## START Data records

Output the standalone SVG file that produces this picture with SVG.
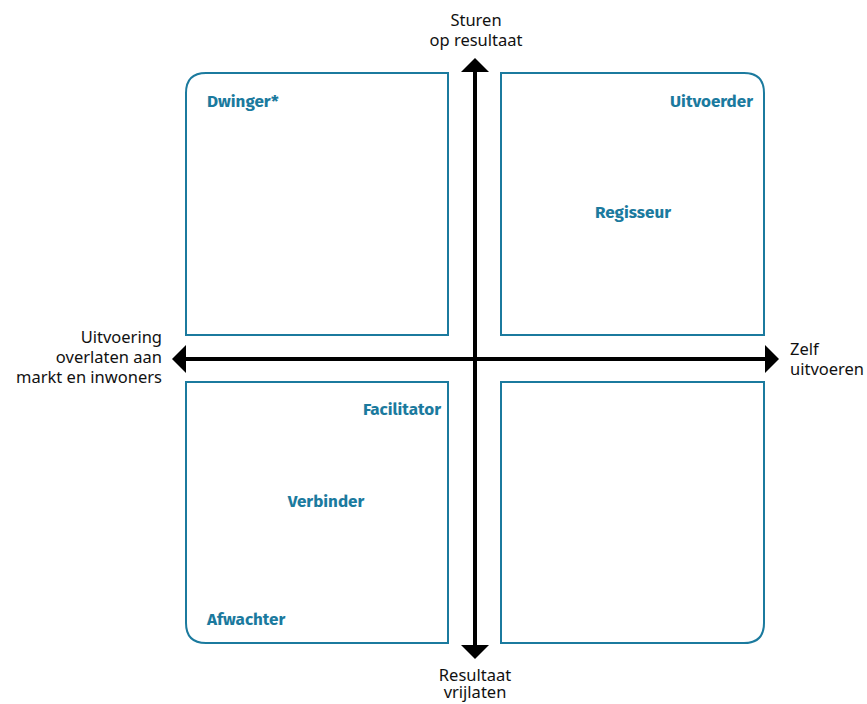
<svg xmlns="http://www.w3.org/2000/svg" width="867" height="704" viewBox="0 0 867 704">
<style>
.box{fill:none;stroke:#1b7a9e;stroke-width:2}
.lbl{font-family:"Fira Sans","Noto Sans","Liberation Sans",sans-serif;font-weight:bold;font-size:17px;fill:#1b7a9e}
.ax{font-family:"Noto Sans","Liberation Sans",sans-serif;font-size:16.5px;fill:#111}
.axis{stroke:#000;stroke-width:4}
</style>
<defs>
<marker id="ah" viewBox="0 0 14 28" refX="0" refY="14" markerWidth="14" markerHeight="28" markerUnits="userSpaceOnUse" orient="auto">
<path d="M0,0 L14,14 L0,28 Z" fill="#000"/>
</marker>
</defs>
<g id="q-top-left">
<path class="box" d="M186,335 V93 Q186,73 206,73 H448 V335 Z"/>
<text class="lbl" x="207" y="107">Dwinger*</text>
</g>
<g id="q-top-right">
<path class="box" d="M501,73 H744 Q764,73 764,93 V335 H501 Z"/>
<text class="lbl" x="753" y="107" text-anchor="end">Uitvoerder</text>
<text class="lbl" x="633" y="218" text-anchor="middle">Regisseur</text>
</g>
<g id="q-bottom-left">
<path class="box" d="M186,382 H448 V643 H206 Q186,643 186,623 Z"/>
<text class="lbl" x="441" y="415" text-anchor="end">Facilitator</text>
<text class="lbl" x="326" y="507" text-anchor="middle">Verbinder</text>
<text class="lbl" x="207" y="625">Afwachter</text>
</g>
<g id="q-bottom-right">
<path class="box" d="M501,382 H764 V623 Q764,643 744,643 H501 Z"/>
</g>
<g id="connectors">
<line class="axis" x1="475" y1="359" x2="475" y2="72" marker-end="url(#ah)"/>
<line class="axis" x1="475" y1="359" x2="475" y2="645" marker-end="url(#ah)"/>
<line class="axis" x1="475" y1="359" x2="765" y2="359" marker-end="url(#ah)"/>
<line class="axis" x1="475" y1="359" x2="186" y2="359" marker-end="url(#ah)"/>
</g>
<g id="axis-labels">
<text class="ax" x="476" y="26" text-anchor="middle">Sturen</text>
<text class="ax" x="476" y="46" text-anchor="middle">op resultaat</text>
<text class="ax" x="475" y="681" text-anchor="middle">Resultaat</text>
<text class="ax" x="475" y="698" text-anchor="middle">vrijlaten</text>
<text class="ax" x="162" y="343" text-anchor="end">Uitvoering</text>
<text class="ax" x="162" y="363" text-anchor="end">overlaten aan</text>
<text class="ax" x="162" y="383" text-anchor="end">markt en inwoners</text>
<text class="ax" x="790" y="355">Zelf</text>
<text class="ax" x="790" y="375">uitvoeren</text>
</g>
</svg>
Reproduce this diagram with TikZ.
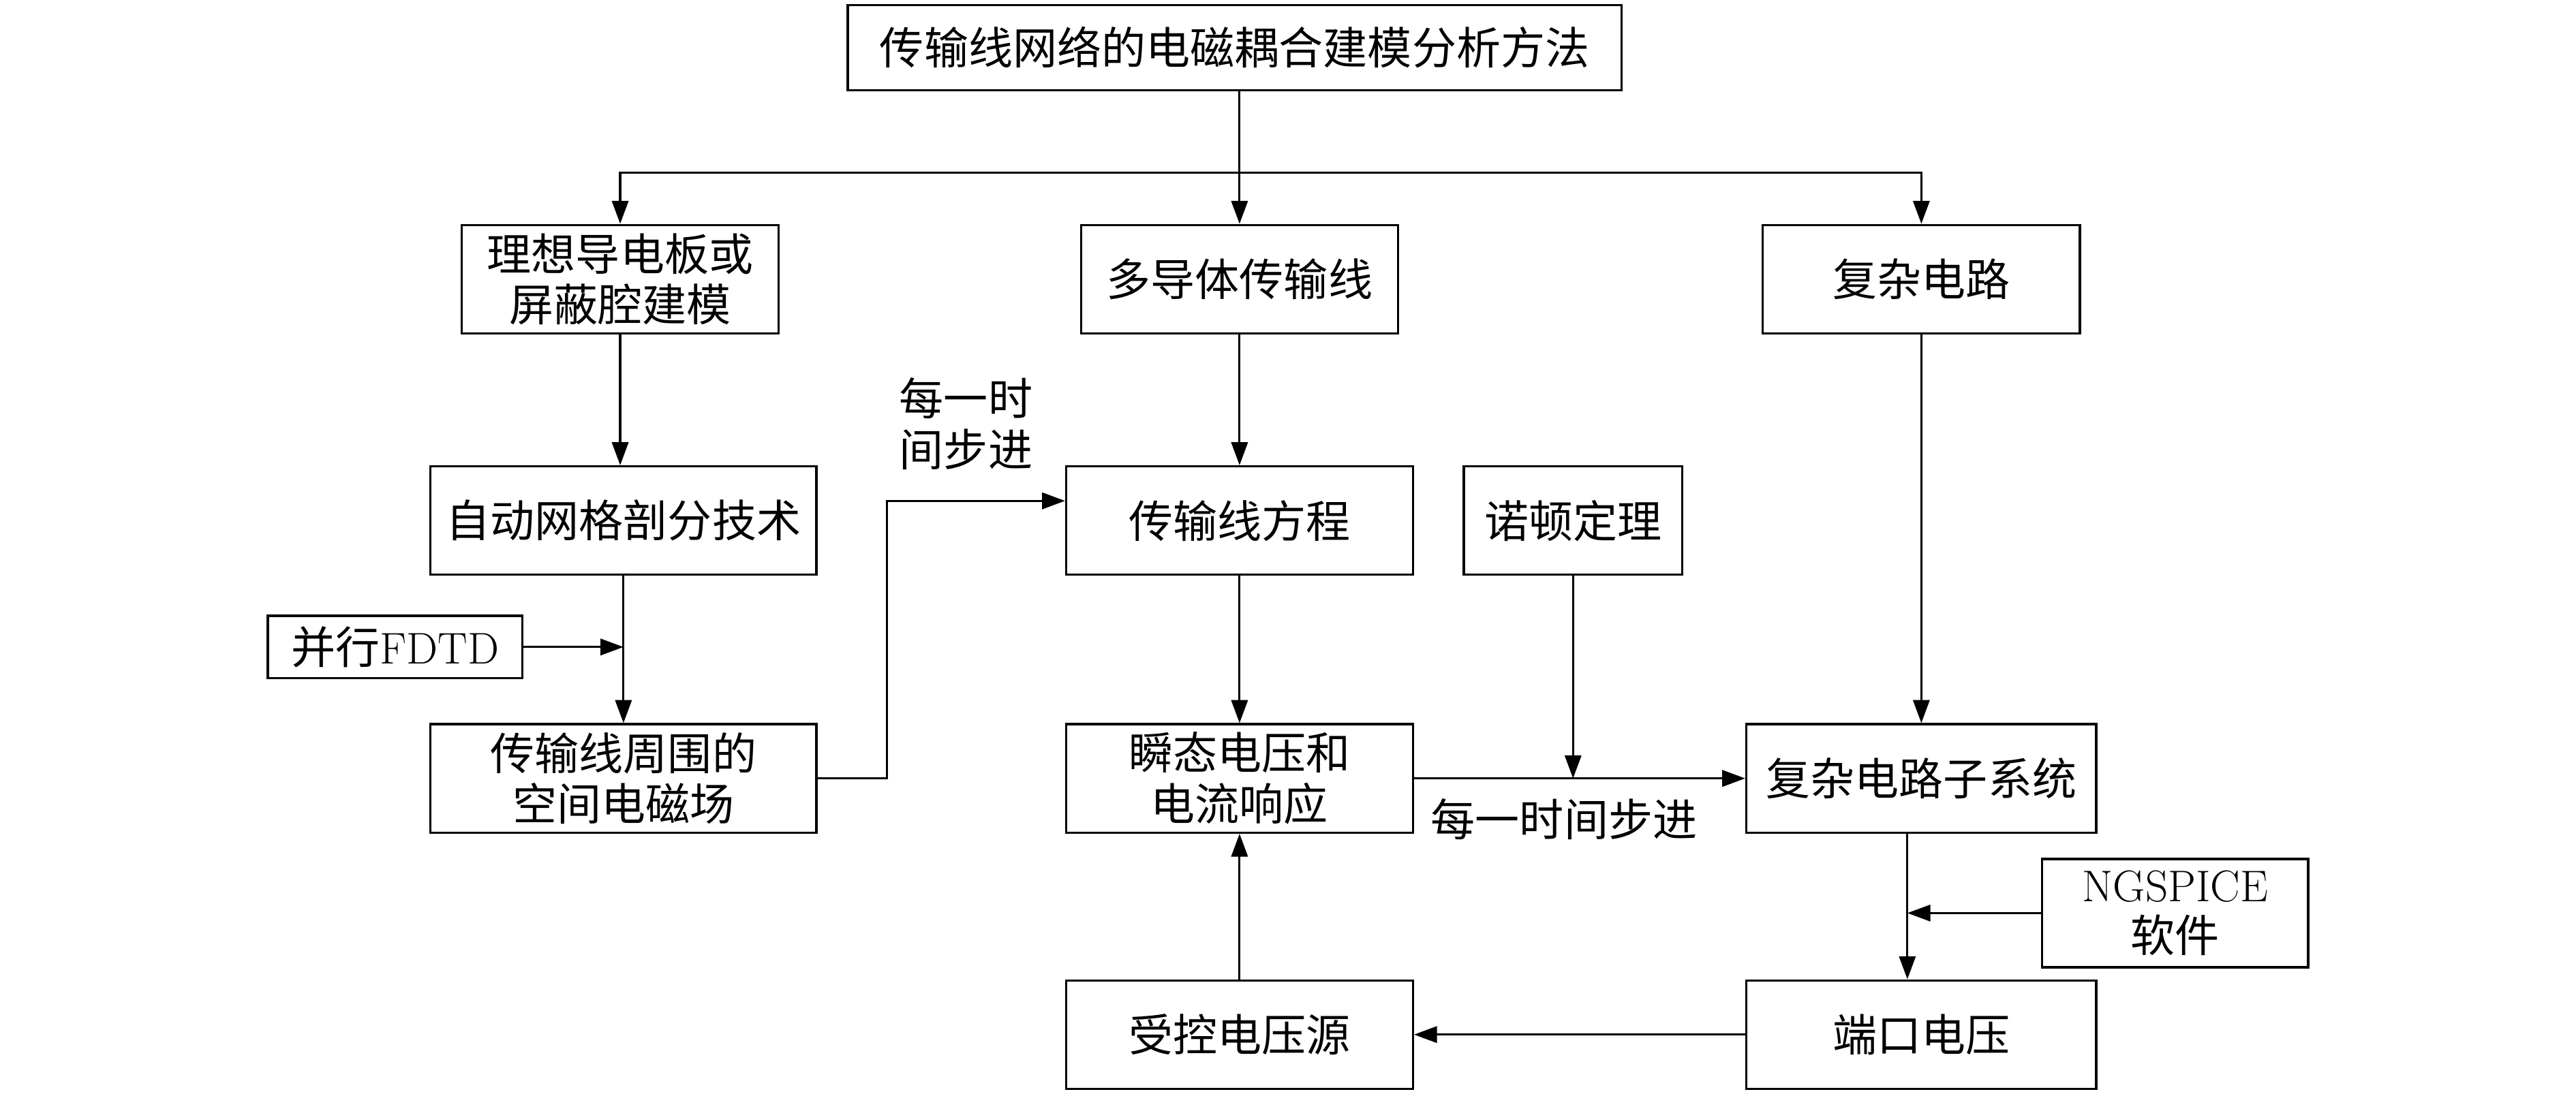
\documentclass[tikz,border=0pt]{standalone}
\usepackage{fontspec}
\newfontfamily\zhfont{Noto Sans CJK SC}
\newcommand\zh[1]{{\zhfont #1}}
\usetikzlibrary{arrows.meta,calc}
\begin{document}
\begin{tikzpicture}[x=1pt,y=-1pt,
  box/.style={draw,line width=1.4pt,inner sep=0pt,align=center,font=\fontsize{27}{31}\selectfont},
  lbl/.style={inner sep=0pt,align=center,font=\fontsize{27}{31}\selectfont},
  line/.style={line width=1.3pt},
  arr/.style={line width=1.3pt,-{Triangle[length=14pt,width=10pt]}}]
\useasboundingbox (0,0) rectangle (1568,666);
\fill[white] (0,0) rectangle (1568,666);
% nodes
\node[box,minimum width=471pt,minimum height=52pt] (title) at (751.5,29) {\zh{传输线网络的电磁耦合建模分析方法}};
\node[box,minimum width=193pt,minimum height=66pt] (r1a) at (377.5,170) {\zh{理想导电板或}\\\zh{屏蔽腔建模}};
\node[box,minimum width=193pt,minimum height=66pt] (r1b) at (754.5,170) {\zh{多导体传输线}};
\node[box,minimum width=193pt,minimum height=66pt] (r1c) at (1169.5,170) {\zh{复杂电路}};
\node[box,minimum width=235pt,minimum height=66pt] (r2a) at (379.5,317) {\zh{自动网格剖分技术}};
\node[box,minimum width=211pt,minimum height=66pt] (r2b) at (754.5,317) {\zh{传输线方程}};
\node[box,minimum width=133pt,minimum height=66pt] (r2c) at (957.5,317) {\zh{诺顿定理}};
\node[box,minimum width=155pt,minimum height=38pt] (fdtd) at (240.5,394) {\zh{并行}FDTD};
\node[box,minimum width=235pt,minimum height=66pt] (r3a) at (379.5,474) {\zh{传输线周围的}\\\zh{空间电磁场}};
\node[box,minimum width=211pt,minimum height=66pt] (r3b) at (754.5,474) {\zh{瞬态电压和}\\\zh{电流响应}};
\node[box,minimum width=213pt,minimum height=66pt] (r3c) at (1169.5,474) {\zh{复杂电路子系统}};
\node[box,minimum width=162pt,minimum height=66pt] (ngs) at (1324,556) {NGSPICE\\\zh{软件}};
\node[box,minimum width=211pt,minimum height=66pt] (r4b) at (754.5,630) {\zh{受控电压源}};
\node[box,minimum width=213pt,minimum height=66pt] (r4c) at (1169.5,630) {\zh{端口电压}};
\node[lbl] (l1) at (588,258) {\zh{每一时}\\\zh{间步进}};
\node[lbl] (l2) at (952,499) {\zh{每一时间步进}};
% helper coordinates
\coordinate (bus) at (0,105);
\coordinate (c305) at (0,305);
\coordinate (jx) at (540,0);
\coordinate (vx) at (1161,0);
\coordinate (top) at (r1b.north |- title.south);
% connectors
\draw[arr] (top) -- (r1b.north);
\draw[arr] (top |- bus) -| (r1a.north);
\draw[arr] (top |- bus) -| (r1c.north);
\draw[arr] (r1a.south) -- (r1a.south |- r2a.north);
\draw[arr] (r2a) -- (r3a);
\draw[arr] (fdtd.east) -- (fdtd.east -| r2a.south);
\draw[arr] (r3a.east) -| (jx |- c305) -- (r2b.west |- c305);
\draw[arr] (r1b) -- (r2b);
\draw[arr] (r2b) -- (r3b);
\draw[arr] (r4b) -- (r3b);
\draw[arr] (r3b.east) -- (r3c.west);
\draw[arr] (r2c.south) -- (r2c.south |- r3b.east);
\draw[arr] (r1c) -- (r3c);
\draw[arr] (r3c.south -| vx) -- (r4c.north -| vx);
\draw[arr] (ngs.west) -- (ngs.west -| vx);
\draw[arr] (r4c.west) -- (r4b.east);
\end{tikzpicture}
\end{document}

## END Data records

— Exercise instructions —
From the material above, reproduce everything verbatim except the pictures.

— Solved problem —
Output the standalone SVG file that produces this picture with SVG.
<svg xmlns="http://www.w3.org/2000/svg" width="867" height="704" viewBox="0 0 867 704">
<style>
.box{fill:none;stroke:#1b7a9e;stroke-width:2}
.lbl{font-family:"Fira Sans","Noto Sans","Liberation Sans",sans-serif;font-weight:bold;font-size:17px;fill:#1b7a9e}
.ax{font-family:"Noto Sans","Liberation Sans",sans-serif;font-size:16.5px;fill:#111}
.axis{stroke:#000;stroke-width:4}
</style>
<defs>
<marker id="ah" viewBox="0 0 14 28" refX="0" refY="14" markerWidth="14" markerHeight="28" markerUnits="userSpaceOnUse" orient="auto">
<path d="M0,0 L14,14 L0,28 Z" fill="#000"/>
</marker>
</defs>
<g id="q-top-left">
<path class="box" d="M186,335 V93 Q186,73 206,73 H448 V335 Z"/>
<text class="lbl" x="207" y="107">Dwinger*</text>
</g>
<g id="q-top-right">
<path class="box" d="M501,73 H744 Q764,73 764,93 V335 H501 Z"/>
<text class="lbl" x="753" y="107" text-anchor="end">Uitvoerder</text>
<text class="lbl" x="633" y="218" text-anchor="middle">Regisseur</text>
</g>
<g id="q-bottom-left">
<path class="box" d="M186,382 H448 V643 H206 Q186,643 186,623 Z"/>
<text class="lbl" x="441" y="415" text-anchor="end">Facilitator</text>
<text class="lbl" x="326" y="507" text-anchor="middle">Verbinder</text>
<text class="lbl" x="207" y="625">Afwachter</text>
</g>
<g id="q-bottom-right">
<path class="box" d="M501,382 H764 V623 Q764,643 744,643 H501 Z"/>
</g>
<g id="connectors">
<line class="axis" x1="475" y1="359" x2="475" y2="72" marker-end="url(#ah)"/>
<line class="axis" x1="475" y1="359" x2="475" y2="645" marker-end="url(#ah)"/>
<line class="axis" x1="475" y1="359" x2="765" y2="359" marker-end="url(#ah)"/>
<line class="axis" x1="475" y1="359" x2="186" y2="359" marker-end="url(#ah)"/>
</g>
<g id="axis-labels">
<text class="ax" x="476" y="26" text-anchor="middle">Sturen</text>
<text class="ax" x="476" y="46" text-anchor="middle">op resultaat</text>
<text class="ax" x="475" y="681" text-anchor="middle">Resultaat</text>
<text class="ax" x="475" y="698" text-anchor="middle">vrijlaten</text>
<text class="ax" x="162" y="343" text-anchor="end">Uitvoering</text>
<text class="ax" x="162" y="363" text-anchor="end">overlaten aan</text>
<text class="ax" x="162" y="383" text-anchor="end">markt en inwoners</text>
<text class="ax" x="790" y="355">Zelf</text>
<text class="ax" x="790" y="375">uitvoeren</text>
</g>
</svg>
Reproduce this diagram with TikZ.
\documentclass[tikz,border=0pt]{standalone}
\usepackage{fontspec}
\newfontfamily\zhfont{Noto Sans CJK SC}
\newcommand\zh[1]{{\zhfont #1}}
\usetikzlibrary{arrows.meta,calc}
\begin{document}
\begin{tikzpicture}[x=1pt,y=-1pt,
  box/.style={draw,line width=1.4pt,inner sep=0pt,align=center,font=\fontsize{27}{31}\selectfont},
  lbl/.style={inner sep=0pt,align=center,font=\fontsize{27}{31}\selectfont},
  line/.style={line width=1.3pt},
  arr/.style={line width=1.3pt,-{Triangle[length=14pt,width=10pt]}}]
\useasboundingbox (0,0) rectangle (1568,666);
\fill[white] (0,0) rectangle (1568,666);
% nodes
\node[box,minimum width=471pt,minimum height=52pt] (title) at (751.5,29) {\zh{传输线网络的电磁耦合建模分析方法}};
\node[box,minimum width=193pt,minimum height=66pt] (r1a) at (377.5,170) {\zh{理想导电板或}\\\zh{屏蔽腔建模}};
\node[box,minimum width=193pt,minimum height=66pt] (r1b) at (754.5,170) {\zh{多导体传输线}};
\node[box,minimum width=193pt,minimum height=66pt] (r1c) at (1169.5,170) {\zh{复杂电路}};
\node[box,minimum width=235pt,minimum height=66pt] (r2a) at (379.5,317) {\zh{自动网格剖分技术}};
\node[box,minimum width=211pt,minimum height=66pt] (r2b) at (754.5,317) {\zh{传输线方程}};
\node[box,minimum width=133pt,minimum height=66pt] (r2c) at (957.5,317) {\zh{诺顿定理}};
\node[box,minimum width=155pt,minimum height=38pt] (fdtd) at (240.5,394) {\zh{并行}FDTD};
\node[box,minimum width=235pt,minimum height=66pt] (r3a) at (379.5,474) {\zh{传输线周围的}\\\zh{空间电磁场}};
\node[box,minimum width=211pt,minimum height=66pt] (r3b) at (754.5,474) {\zh{瞬态电压和}\\\zh{电流响应}};
\node[box,minimum width=213pt,minimum height=66pt] (r3c) at (1169.5,474) {\zh{复杂电路子系统}};
\node[box,minimum width=162pt,minimum height=66pt] (ngs) at (1324,556) {NGSPICE\\\zh{软件}};
\node[box,minimum width=211pt,minimum height=66pt] (r4b) at (754.5,630) {\zh{受控电压源}};
\node[box,minimum width=213pt,minimum height=66pt] (r4c) at (1169.5,630) {\zh{端口电压}};
\node[lbl] (l1) at (588,258) {\zh{每一时}\\\zh{间步进}};
\node[lbl] (l2) at (952,499) {\zh{每一时间步进}};
% helper coordinates
\coordinate (bus) at (0,105);
\coordinate (c305) at (0,305);
\coordinate (jx) at (540,0);
\coordinate (vx) at (1161,0);
\coordinate (top) at (r1b.north |- title.south);
% connectors
\draw[arr] (top) -- (r1b.north);
\draw[arr] (top |- bus) -| (r1a.north);
\draw[arr] (top |- bus) -| (r1c.north);
\draw[arr] (r1a.south) -- (r1a.south |- r2a.north);
\draw[arr] (r2a) -- (r3a);
\draw[arr] (fdtd.east) -- (fdtd.east -| r2a.south);
\draw[arr] (r3a.east) -| (jx |- c305) -- (r2b.west |- c305);
\draw[arr] (r1b) -- (r2b);
\draw[arr] (r2b) -- (r3b);
\draw[arr] (r4b) -- (r3b);
\draw[arr] (r3b.east) -- (r3c.west);
\draw[arr] (r2c.south) -- (r2c.south |- r3b.east);
\draw[arr] (r1c) -- (r3c);
\draw[arr] (r3c.south -| vx) -- (r4c.north -| vx);
\draw[arr] (ngs.west) -- (ngs.west -| vx);
\draw[arr] (r4c.west) -- (r4b.east);
\end{tikzpicture}
\end{document}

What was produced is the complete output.